Kyle Wachholtz

No. 7
- Positions: Quarterback; Tight end;

Personal information
- Born: May 17, 1972 (age 53) Norco, California, U.S.

Career information
- College: USC
- NFL draft: 1996: 7th round, 240th overall pick

Career history
- Green Bay Packers (1996–1998);

Awards and highlights
- Super Bowl champion (XXXI);

= Kyle Wachholtz =

American gridiron football player (born 1972)

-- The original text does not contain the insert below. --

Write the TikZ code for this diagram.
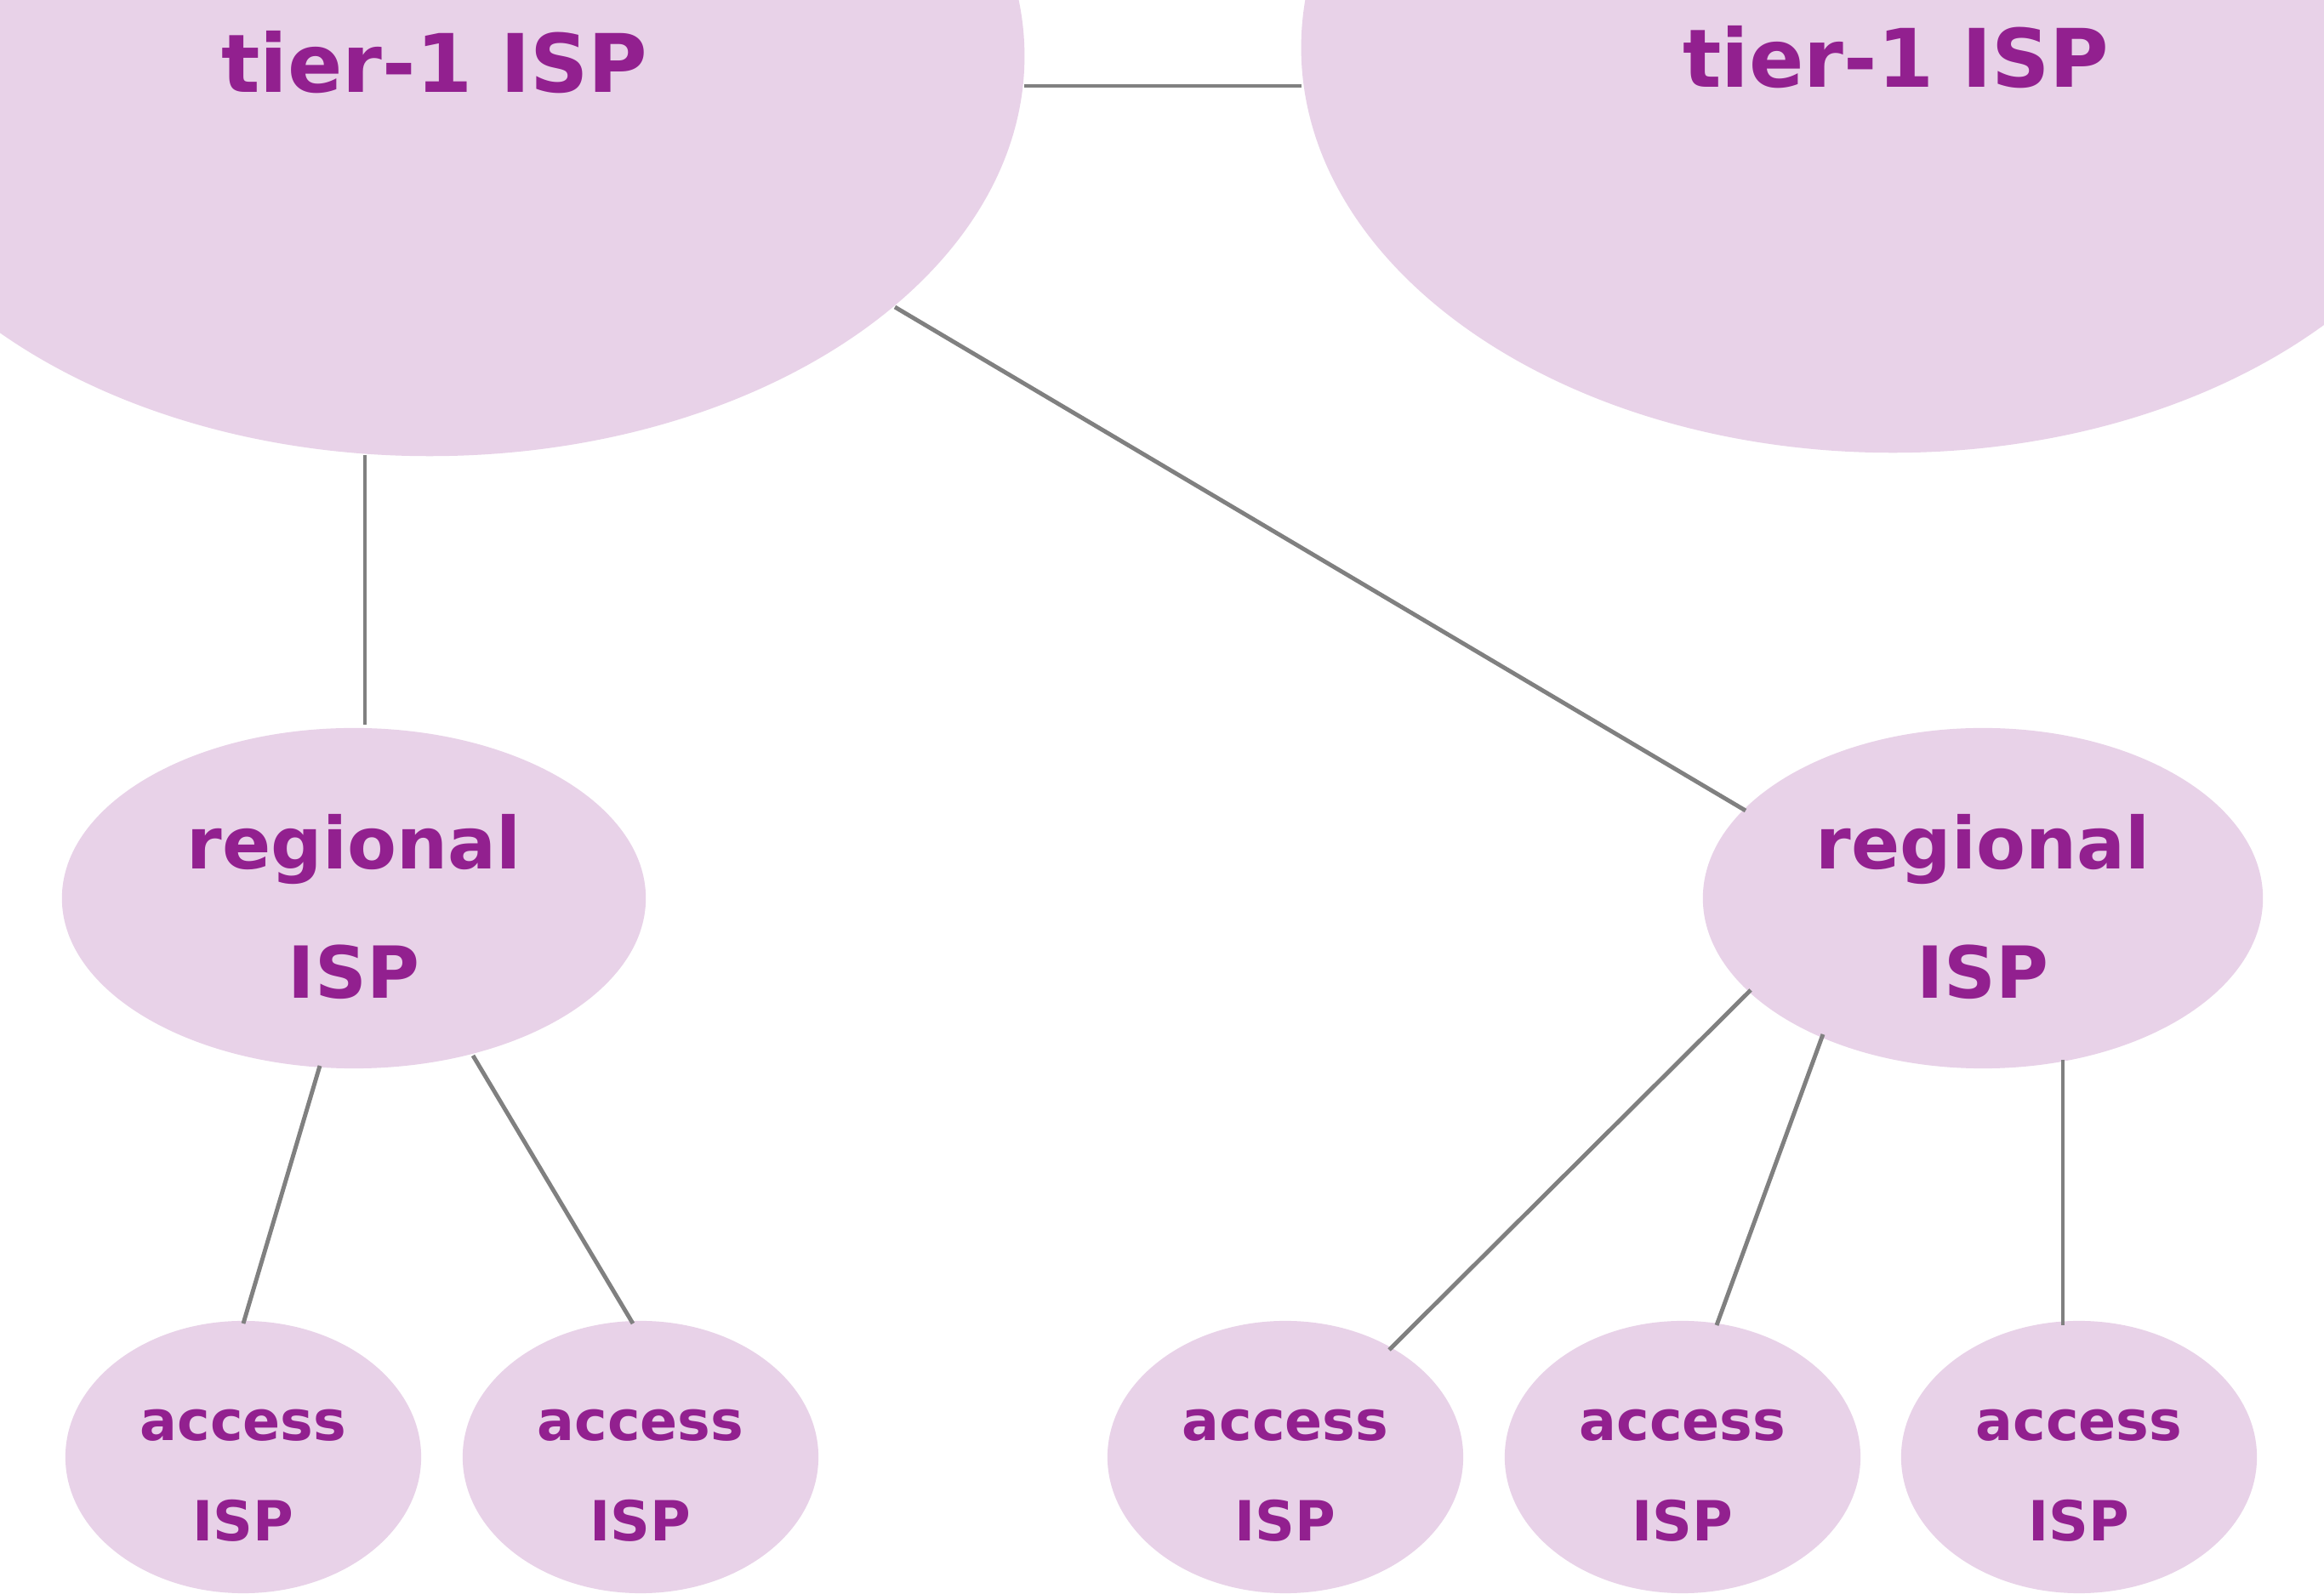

Kyle Wachholtz (born May 17, 1972) is an American former professional football player who was a quarterback and tight end. He was selected by the Green Bay Packers in the seventh round of the 1996 NFL draft. Wachholtz won Super Bowl XXXI with the Packers. He played college football for the USC Trojans.

== College career ==
Attending USC, Wachholtz recorded 13 career touchdown passes against 4 interceptions, he had a college QBR of 139.2. After being academically ineligible to play at points of his career, Wachholtz split time with Brad Otton as a senior. Wachholtz was the more physical quarterback of the two. However, Wachholtz did not play a single snap in the 1996 Rose Bowl.

== Professional career ==
Wachholtz was selected by the Green Bay Packers in the 1996 NFL draft (seventh round, 240th overall). He was cut by the Packers in 1996 final cuts. On the practice squad later that year, he was converted to a tight end by the Packers. He was promoted to the active roster for Super Bowl XXXI. After a back injury while playing on the practice squad in 1997, he was cut by the Packers in mid-1998. He then tried to play with the Barcelona Dragons of NFL Europe, but failed his physical.

== Post-career life ==
Wachholtz re-enrolled at USC after ending his playing career. Since then, he has had a variety of jobs, most notably in online mortgaging.